• [WHAT IS BEING ASKED]
Restate all of the entries exactly, dropping any pictures they hold.

[start]

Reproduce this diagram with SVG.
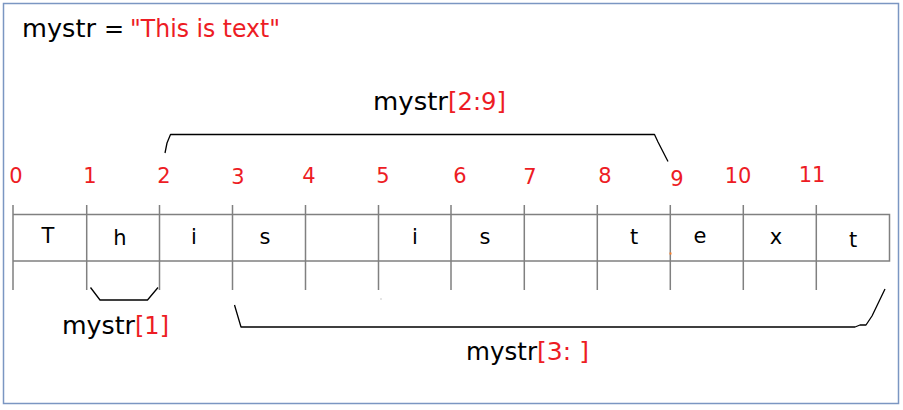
<svg xmlns="http://www.w3.org/2000/svg" width="903" height="410" viewBox="0 0 903 410">
<style>
text{font-family:"DejaVu Sans","Liberation Sans",sans-serif}
.k{fill:#000}
.r{fill:#ed1c24}
.lbl{font-size:24px}
.idx{font-size:21px;fill:#ed1c24;text-anchor:middle}
.ch{font-size:21px;fill:#000;text-anchor:middle}
.grid{stroke:#808080;stroke-width:1.5;fill:none}
.br{stroke:#000;stroke-width:1.3;fill:none;stroke-linejoin:round}
</style>
<rect x="3.5" y="3.5" width="895" height="400" fill="#fff" stroke="#7b96c2" stroke-width="1.5"/>
<g id="title">
<text class="lbl" y="37"><tspan class="k" x="22" textLength="74" lengthAdjust="spacingAndGlyphs">mystr</tspan><tspan class="k" x="104">=</tspan><tspan class="r" x="130" textLength="150" lengthAdjust="spacingAndGlyphs">"This is text"</tspan></text>
</g>
<g id="grid">
<path class="grid" d="M13 214.5H889.5V261H13M13 205V290M86.7 205V290M159.5 205V290M232.5 205V290M305.5 205V290M378.5 205V290M451 205V290M524.3 205V290M597.3 205V290M670.3 205V290M743.3 205V290M816.3 205V290"/>
</g>
<g id="cells">
<text class="ch" x="48" y="243">T</text>
<text class="ch" x="120" y="245">h</text>
<text class="ch" x="194" y="244">i</text>
<text class="ch" x="265" y="244">s</text>
<text class="ch" x="415" y="244">i</text>
<text class="ch" x="485" y="244">s</text>
<text class="ch" x="634" y="244">t</text>
<text class="ch" x="700" y="243">e</text>
<text class="ch" x="776" y="244">x</text>
<text class="ch" x="853" y="247">t</text>
</g>
<g id="indices">
<text class="idx" x="16" y="183">0</text>
<text class="idx" x="90" y="183">1</text>
<text class="idx" x="164" y="183">2</text>
<text class="idx" x="238" y="184">3</text>
<text class="idx" x="309" y="183">4</text>
<text class="idx" x="383" y="183">5</text>
<text class="idx" x="460" y="183">6</text>
<text class="idx" x="530" y="184">7</text>
<text class="idx" x="605" y="183">8</text>
<text class="idx" x="677" y="186">9</text>
<text class="idx" x="738" y="183">10</text>
<text class="idx" x="812" y="182">11</text>
</g>
<g id="connectors">
<path class="br" d="M165 153L167 143L170.5 134.5H654.5L658 142L668 161.5"/>
<path class="br" d="M90.5 287.5L100 300H147.5L158 287.5"/>
<path class="br" d="M234.5 305L241 327H855L860 325H866L872 316L885 289"/>
</g>
<g id="label-2-9">
<text class="lbl" y="110"><tspan class="k" x="373" textLength="75" lengthAdjust="spacingAndGlyphs">mystr</tspan><tspan class="r" x="448" textLength="58" lengthAdjust="spacingAndGlyphs">[2:9]</tspan></text>
</g>
<g id="label-1">
<text class="lbl" y="334"><tspan class="k" x="62" textLength="73" lengthAdjust="spacingAndGlyphs">mystr</tspan><tspan class="r" x="135" textLength="34" lengthAdjust="spacingAndGlyphs">[1]</tspan></text>
</g>
<g id="label-3">
<text class="lbl" y="360"><tspan class="k" x="466" textLength="71" lengthAdjust="spacingAndGlyphs">mystr</tspan><tspan class="r" x="537" textLength="52" lengthAdjust="spacingAndGlyphs">[3: ]</tspan></text>
</g>
<rect x="669.5" y="252.5" width="2" height="2" fill="#ff7f27"/>
<rect x="380.5" y="298.5" width="1" height="1" fill="#999"/>
</svg>
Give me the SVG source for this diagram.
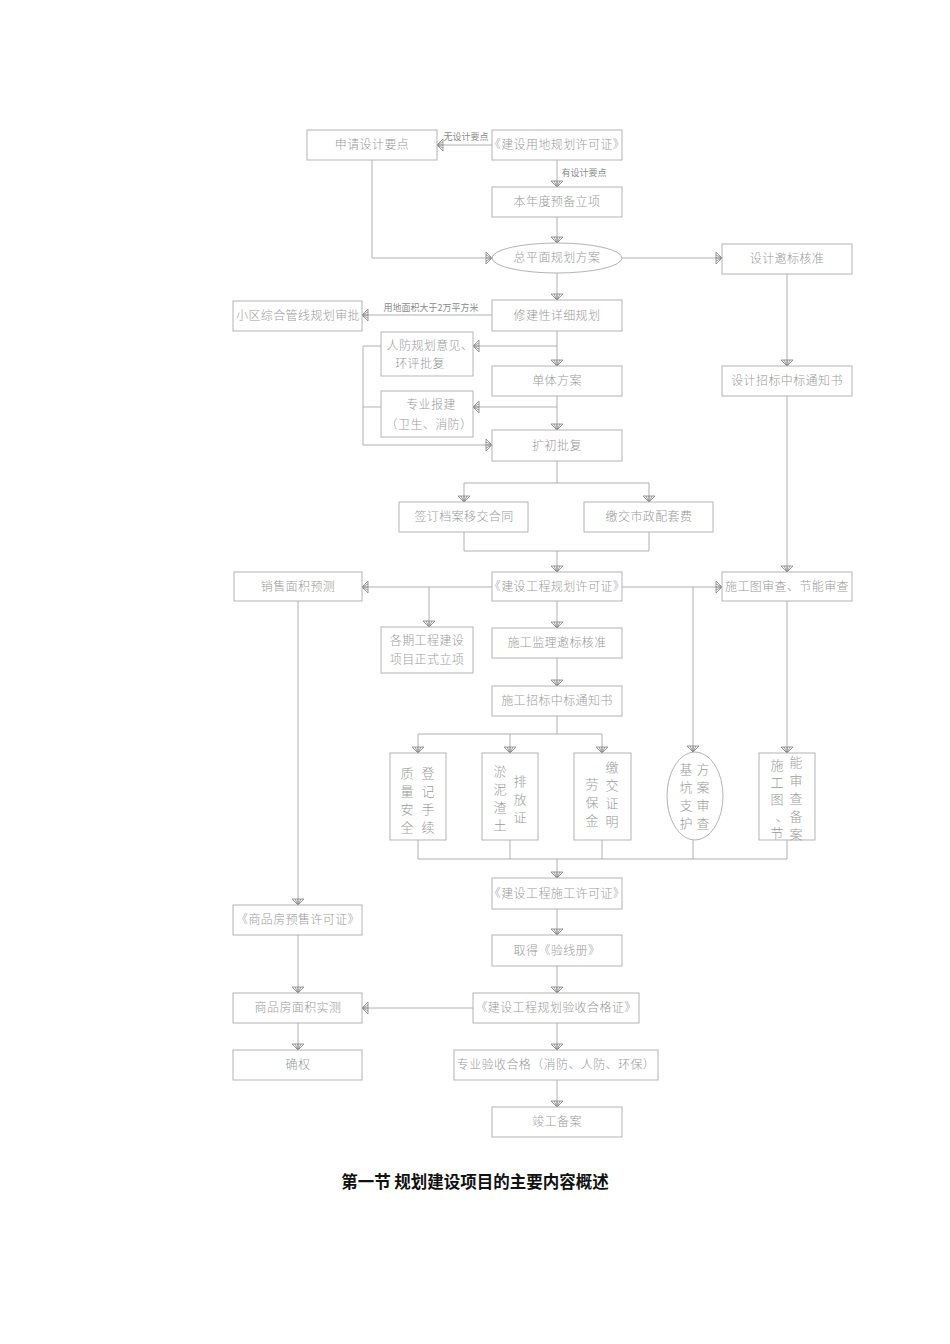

[end]

• [SOLUTION TO THE EXERCISE]
Reproduce this diagram with SVG.
<svg xmlns="http://www.w3.org/2000/svg" width="903" height="410" viewBox="0 0 903 410">
<style>
text{font-family:"DejaVu Sans","Liberation Sans",sans-serif}
.k{fill:#000}
.r{fill:#ed1c24}
.lbl{font-size:24px}
.idx{font-size:21px;fill:#ed1c24;text-anchor:middle}
.ch{font-size:21px;fill:#000;text-anchor:middle}
.grid{stroke:#808080;stroke-width:1.5;fill:none}
.br{stroke:#000;stroke-width:1.3;fill:none;stroke-linejoin:round}
</style>
<rect x="3.5" y="3.5" width="895" height="400" fill="#fff" stroke="#7b96c2" stroke-width="1.5"/>
<g id="title">
<text class="lbl" y="37"><tspan class="k" x="22" textLength="74" lengthAdjust="spacingAndGlyphs">mystr</tspan><tspan class="k" x="104">=</tspan><tspan class="r" x="130" textLength="150" lengthAdjust="spacingAndGlyphs">"This is text"</tspan></text>
</g>
<g id="grid">
<path class="grid" d="M13 214.5H889.5V261H13M13 205V290M86.7 205V290M159.5 205V290M232.5 205V290M305.5 205V290M378.5 205V290M451 205V290M524.3 205V290M597.3 205V290M670.3 205V290M743.3 205V290M816.3 205V290"/>
</g>
<g id="cells">
<text class="ch" x="48" y="243">T</text>
<text class="ch" x="120" y="245">h</text>
<text class="ch" x="194" y="244">i</text>
<text class="ch" x="265" y="244">s</text>
<text class="ch" x="415" y="244">i</text>
<text class="ch" x="485" y="244">s</text>
<text class="ch" x="634" y="244">t</text>
<text class="ch" x="700" y="243">e</text>
<text class="ch" x="776" y="244">x</text>
<text class="ch" x="853" y="247">t</text>
</g>
<g id="indices">
<text class="idx" x="16" y="183">0</text>
<text class="idx" x="90" y="183">1</text>
<text class="idx" x="164" y="183">2</text>
<text class="idx" x="238" y="184">3</text>
<text class="idx" x="309" y="183">4</text>
<text class="idx" x="383" y="183">5</text>
<text class="idx" x="460" y="183">6</text>
<text class="idx" x="530" y="184">7</text>
<text class="idx" x="605" y="183">8</text>
<text class="idx" x="677" y="186">9</text>
<text class="idx" x="738" y="183">10</text>
<text class="idx" x="812" y="182">11</text>
</g>
<g id="connectors">
<path class="br" d="M165 153L167 143L170.5 134.5H654.5L658 142L668 161.5"/>
<path class="br" d="M90.5 287.5L100 300H147.5L158 287.5"/>
<path class="br" d="M234.5 305L241 327H855L860 325H866L872 316L885 289"/>
</g>
<g id="label-2-9">
<text class="lbl" y="110"><tspan class="k" x="373" textLength="75" lengthAdjust="spacingAndGlyphs">mystr</tspan><tspan class="r" x="448" textLength="58" lengthAdjust="spacingAndGlyphs">[2:9]</tspan></text>
</g>
<g id="label-1">
<text class="lbl" y="334"><tspan class="k" x="62" textLength="73" lengthAdjust="spacingAndGlyphs">mystr</tspan><tspan class="r" x="135" textLength="34" lengthAdjust="spacingAndGlyphs">[1]</tspan></text>
</g>
<g id="label-3">
<text class="lbl" y="360"><tspan class="k" x="466" textLength="71" lengthAdjust="spacingAndGlyphs">mystr</tspan><tspan class="r" x="537" textLength="52" lengthAdjust="spacingAndGlyphs">[3: ]</tspan></text>
</g>
<rect x="669.5" y="252.5" width="2" height="2" fill="#ff7f27"/>
<rect x="380.5" y="298.5" width="1" height="1" fill="#999"/>
</svg>
Give me the SVG source for this diagram.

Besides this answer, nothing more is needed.